I wish I understood women's fashion. If nothing else, I could understand when women talked about the latest styles, like they have been during Buffalo Fashion Week. Of course, it's not even what the fashion experts decide is stylish. I get lost on this question:

Why don't most designers show clothing in sizes real women can wear?

 When I finally embraced my true weight, and was accepted as a plus-size model, I remember feeling whole and complete. I was meant to be this size.

-- Plus-sized model Robyn Lawley, the first such model to work for Ralph Lauren.

Lady Gaga, like most people, has problems with maintaining the ideal weight for her body type. She's re-opened the discussion over body image and why people should work towards "healthy" weights, rather than the emaciated standard that seems to be rampant in the fashion industry.

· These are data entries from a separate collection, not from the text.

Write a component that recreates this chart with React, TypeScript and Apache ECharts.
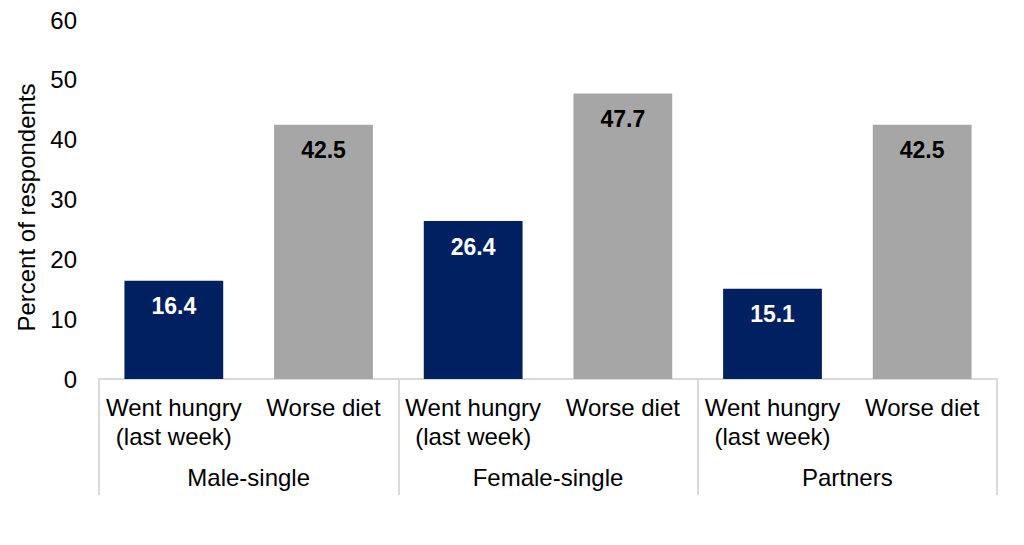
import React, { useEffect, useRef } from "react";
import * as echarts from "echarts";

const groups = ["Male-single", "Female-single", "Partners"];
const measures = ["Went hungry\n(last week)", "Worse diet"];
const values = [16.4, 42.5, 26.4, 47.7, 15.1, 42.5];
const barColors = ["#002060", "#A6A6A6"];
const labelColors = ["#FFFFFF", "#000000"];
const yTicks = { min: 0, max: 60, interval: 10 };

export default function App() {
  const ref = useRef<HTMLDivElement>(null);
  useEffect(() => {
    document.body.style.margin = "0";
    const chart = echarts.init(ref.current!, null, { renderer: "svg" });
    const cats: string[] = [];
    groups.forEach(() => measures.forEach((m) => cats.push(m)));
    const font = "'Liberation Sans', Arial, sans-serif";
    chart.setOption({
      animation: false,
      grid: { left: 99, right: 27, top: 20, bottom: 166, outerBoundsMode: "none", containLabel: false },
      xAxis: [
        {
          type: "category",
          data: cats,
          position: "bottom",
          axisLine: { show: true, lineStyle: { color: "#D9D9D9", width: 2 } },
          axisTick: { show: false },
          axisLabel: {
            interval: 0,
            color: "#000",
            fontFamily: font,
            fontSize: 24,
            lineHeight: 29,
            margin: 14,
          },
        },
        {
          type: "category",
          data: groups,
          position: "bottom",
          offset: 0,
          axisLine: { show: false },
          axisTick: { show: true, length: 116, lineStyle: { color: "#D9D9D9", width: 2 } },
          axisLabel: {
            interval: 0,
            color: "#000",
            fontFamily: font,
            fontSize: 24,
            margin: 86,
          },
        },
      ],
      yAxis: {
        type: "value",
        min: yTicks.min,
        max: yTicks.max,
        interval: yTicks.interval,
        name: "Percent of respondents",
        nameLocation: "middle",
        nameRotate: 90,
        nameGap: 61,
        nameTextStyle: { color: "#000", fontFamily: font, fontSize: 24, padding: [0, 16, 0, 0] },
        axisLine: { show: false },
        axisTick: { show: false },
        splitLine: { show: false },
        axisLabel: { color: "#000", fontFamily: font, fontSize: 24, margin: 22 },
      },
      series: [
        {
          type: "bar",
          xAxisIndex: 0,
          barWidth: "66%",
          data: values.map((v, i) => ({
            value: v,
            itemStyle: { color: barColors[i % 2] },
            label: { color: labelColors[i % 2] },
          })),
          label: {
            show: true,
            position: "insideTop",
            distance: 14,
            fontFamily: font,
            fontSize: 23,
            fontWeight: "bold",
            formatter: (p: any) => p.value.toFixed(1),
          },
        },
      ],
    });
    return () => chart.dispose();
  }, []);
  return <div ref={ref} style={{ width: 1024, height: 545 }} />;
}
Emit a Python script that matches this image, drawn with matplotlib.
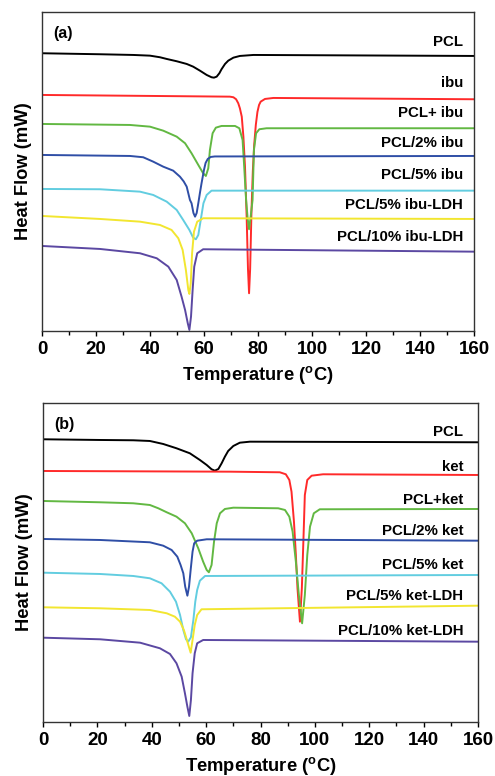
import matplotlib
matplotlib.use('Agg')
import matplotlib.pyplot as plt
from matplotlib.ticker import MultipleLocator

plt.rcParams['font.family'] = ['Liberation Sans', 'DejaVu Sans']
plt.rcParams['font.weight'] = 'bold'
plt.rcParams['mathtext.fontset'] = 'custom'
plt.rcParams['mathtext.bf'] = 'Liberation Sans:bold'
plt.rcParams['mathtext.rm'] = 'Liberation Sans:bold'

colors = ['black', '#ff2a2a', '#62b842', '#2f4ea6', '#62cde0', '#f2e630', '#5b48a2']

# ---- panel (a): ibuprofen series (heat flow in arbitrary units, stacked) ----
labels_a = ['PCL', 'ibu', 'PCL+ ibu', 'PCL/2% ibu', 'PCL/5% ibu',
            'PCL/5% ibu-LDH', 'PCL/10% ibu-LDH']
label_y_a = [289.3, 248.3, 217.7, 188.3, 156, 126, 93.7]

pcl_a_T = [0, 21.5, 33.8, 40, 43.7, 46.2, 49.9, 53.6, 56, 58.5, 61, 62.8, 63.7, 64.7,
           65.7, 66.5, 67.8, 69, 70.9, 73.3, 78.3, 160]
pcl_a_H = [277.7, 276.7, 276, 275.3, 273.7, 272, 269.7, 267, 264.3, 260.3, 256, 253.7, 253.3, 254.3,
           257.7, 261.7, 267, 270.3, 273.3, 275, 276, 275]

ibu_T = [0, 69.6, 70.9, 71.9, 72.7, 73.3, 74, 74.6, 75.2, 75.8, 76.3, 76.7, 77.1, 77.6,
         78.1, 78.6, 79.2, 79.8, 80.4, 81, 82.6, 85.7, 160]
ibu_H = [236, 234.3, 233.7, 231.7, 227.7, 222.7, 214.3, 194.3, 164, 115, 62, 37.7, 62, 120,
         160, 186, 206, 219, 226, 229.3, 232, 233, 231.7]

pcl_ibu_T = [0, 32.6, 40, 44.9, 49.9, 53, 55.4, 57.9, 59.7, 60.7, 61.6, 62.2, 63.2, 64.4,
             66.5, 71.5, 73.1, 74.3, 74.9, 75.6, 76.2, 76.7, 77.2, 78, 78.5, 79.3, 80.5,
             83.2, 160]
pcl_ibu_H = [207, 206, 204.3, 200.3, 194.3, 187.7, 177.7, 166, 157.7, 155, 162.7, 181, 197.7, 203.3,
             205, 205, 202.7, 191, 164.3, 131, 112, 101.7, 112, 131, 181, 197.7, 201.7,
             202.7, 202.7]

pcl2_ibu_T = [0, 32.6, 37.5, 41.2, 44.9, 48.6, 51.1, 52.5, 53.6, 54.8, 55.4, 56.1, 56.7,
              57.3, 57.9, 58.5, 59.1, 60, 60.6, 61.4, 62.5, 64, 160]
pcl2_ibu_H = [176, 175, 173.7, 169.3, 164.3, 160.3, 154.3, 149.5, 144.3, 131, 127.7, 118, 114.3,
              118, 127.7, 138, 147.7, 161, 168, 172, 174, 174.5, 175]

pcl5_ibu_T = [0, 21.5, 36.3, 41.2, 46.2, 49.9, 52.3, 54.6, 56, 57, 57.9, 58.8, 59.8, 61,
              62.8, 160]
pcl5_ibu_H = [142, 141.7, 139.3, 136, 129.3, 121, 111, 101, 93.3, 91.7, 96, 111, 127.7, 136,
              140.3, 140.3]

ldh5_ibu_T = [0, 21.5, 36.3, 43.7, 48, 50.5, 52.1, 53.3, 54.2, 54.6, 55.1, 55.6, 56.3,
              57.5, 59.7, 160]
ldh5_ibu_H = [115, 112, 109.3, 106, 101, 92.7, 81, 61, 41, 37, 47.7, 77.7, 99.3,
              109.3, 112.7, 112]

ldh10_ibu_T = [0, 21.5, 36.3, 42.5, 46.8, 49.9, 51.7, 53, 54, 54.6, 55.2, 55.8, 56.4,
               57.5, 59.7, 160]
ldh10_ibu_H = [85, 82, 77.7, 72.7, 64.3, 51, 34.3, 21, 7.7, 1, 14.3, 41, 64.3,
               77.7, 81.7, 79.3]

# ---- panel (b): ketoprofen series ----
labels_b = ['PCL', 'ket', 'PCL+ket', 'PCL/2% ket', 'PCL/5% ket',
            'PCL/5% ket-LDH', 'PCL/10% ket-LDH']
label_y_b = [290.3, 255.3, 222, 191.3, 157, 126, 91]

pcl_b_T = [0, 21, 33.2, 39.3, 44.2, 49.1, 54, 57.7, 60.2, 62, 63.2, 64.5, 65.7, 66.9,
           68.1, 70, 72.4, 76.1, 160]
pcl_b_H = [282.7, 282, 281.7, 281, 278, 273.7, 268.7, 262, 257, 252.7, 251.3, 253, 258.7, 265.3,
           271, 276, 279.3, 280.3, 279.7]

ket_T = [0, 68.8, 87.1, 89.3, 90.6, 91.4, 92.3, 93, 93.6, 94.5, 95.2, 95.8, 96.3, 97.2,
         98.8, 103, 160]
ket_H = [251, 250.3, 249.7, 247.7, 242, 230.3, 200.3, 167, 133.7, 100.3, 133.7, 183.7, 227, 242,
         246.3, 247.7, 247]

pcl_ket_T = [0, 21, 33.2, 39.3, 42.4, 45.5, 49.1, 52.2, 54.7, 57.1, 58.9, 60.2, 61, 62,
             62.9, 63.9, 65.1, 66.9, 70, 86.5, 89, 90.6, 91.8, 93, 94.1, 95.3, 96.3, 97.2,
             98.2, 99.6, 101.8, 160]
pcl_ket_H = [221, 219.7, 218.7, 217, 213.7, 209.7, 205.3, 198.7, 188.7, 173.7, 160.3, 152, 149.7, 157,
             180.3, 198.7, 208.7, 213, 214.3, 213.7, 212, 205.3, 190.3, 160.3, 127, 98.7, 127, 167,
             195.3, 208.7, 212.7, 213]

pcl2_ket_T = [0, 21, 39.3, 44.2, 47.3, 49.4, 50.6, 51.6, 52.3, 53.1, 53.7, 54.3, 55, 55.6,
              56.7, 60.2, 160]
pcl2_ket_H = [183, 182, 179.7, 176.3, 172, 165.3, 157, 148.7, 135.3, 126.3, 135.3, 152, 170.3, 178.7,
              181.3, 182.7, 181.3]

pcl5_ket_T = [0, 21, 33.2, 39.3, 43.6, 46.7, 48.9, 50.4, 51.6, 52.6, 53.4, 54.4, 55.3, 56,
              56.7, 57.7, 59.6, 160]
pcl5_ket_H = [149.3, 148, 146, 143.7, 138.7, 130.3, 120.3, 107, 92, 82.7, 80.3, 84.7, 102, 120.3,
              132, 141.3, 146, 147]

ldh5_ket_T = [0, 21, 39.3, 45.5, 48.5, 50.4, 51.8, 53.1, 54.3, 55, 55.8, 56.7, 58.3, 160]
ldh5_ket_H = [114.7, 113.7, 112, 108.7, 105.3, 100.3, 92, 80.3, 69.3, 82, 97, 107, 112.7, 116.3]

ldh10_ket_T = [0, 21, 35.7, 43, 46.7, 49.1, 51, 52.2, 53.1, 53.8, 54.4, 55, 55.8, 56.7,
               58.9, 160]
ldh10_ket_H = [84.3, 82.7, 79.3, 73.7, 68, 58.7, 45.3, 28.7, 15.3, 6, 22, 48.7, 68.7, 78.7,
               82, 80.3]

curves_a = [(pcl_a_T, pcl_a_H), (ibu_T, ibu_H), (pcl_ibu_T, pcl_ibu_H),
            (pcl2_ibu_T, pcl2_ibu_H), (pcl5_ibu_T, pcl5_ibu_H),
            (ldh5_ibu_T, ldh5_ibu_H), (ldh10_ibu_T, ldh10_ibu_H)]
curves_b = [(pcl_b_T, pcl_b_H), (ket_T, ket_H), (pcl_ket_T, pcl_ket_H),
            (pcl2_ket_T, pcl2_ket_H), (pcl5_ket_T, pcl5_ket_H),
            (ldh5_ket_T, ldh5_ket_H), (ldh10_ket_T, ldh10_ket_H)]

fig = plt.figure(figsize=(4.95, 7.76), dpi=100)
ax_a = fig.add_axes([0.0848, 0.5735, 0.8727, 0.4111])
ax_b = fig.add_axes([0.0869, 0.0696, 0.8788, 0.4111])


def draw_panel(ax, curves, labels, label_y, tag, label_x):
    for (t, h), c in zip(curves, colors):
        ax.plot(t, h, color=c, lw=1.4, solid_joinstyle='round')
    for lab, y in zip(labels, label_y):
        ax.text(label_x, y, lab, ha='right', va='center', fontsize=10.8, fontweight='bold')
    ax.text(0.025, 0.955, tag, transform=ax.transAxes, ha='left', va='top',
            fontsize=11.5, fontweight='bold')
    ax.set_xlim(0, 160)
    ax.set_ylim(0, 319)
    ax.set_yticks([])
    ax.xaxis.set_major_locator(MultipleLocator(20))
    ax.xaxis.set_minor_locator(MultipleLocator(10))
    ax.tick_params(axis='x', which='major', direction='out', length=3.5, width=1,
                   labelsize=13.5, pad=4)
    ax.tick_params(axis='x', which='minor', direction='out', length=3, width=1)
    for lbl in ax.get_xticklabels():
        lbl.set_fontweight('bold')
    for sp in ax.spines.values():
        sp.set_linewidth(1)
        sp.set_color('#333333')
    ax.set_xlabel(r'Temperature ($^{\mathbf{o}}$C)', fontsize=13.2, fontweight='bold', labelpad=4)
    ax.set_ylabel('Heat Flow (mW)', fontsize=13.2, fontweight='bold')
    ax.yaxis.set_label_coords(-0.024, 0.5)


draw_panel(ax_a, curves_a, labels_a, label_y_a, '(a)', 156)
draw_panel(ax_b, curves_b, labels_b, label_y_b, '(b)', 154.5)

fig.savefig('out.png', dpi=100)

Of course, we all should aim for the ideal weights our doctors suggest for us. But trying to be lighter is tempting. Robyn Lawley, the model quoted above, started her career as a regular model. She came to realize her tall, broad body could not maintain a size zero weight. She put on weight sensibly, with the help of a doctor and a trainer, and now, as a size 12, is listed as "plus-sized" [that still seems light to me, but it's another thing I don't understand about women's fashion].

If there's anything parents [especially mothers] need to do, for the sanity of their daughters if for no one else, is to encourage their children to take on sensible weights [living those standards themselves probably wouldn't hurt either].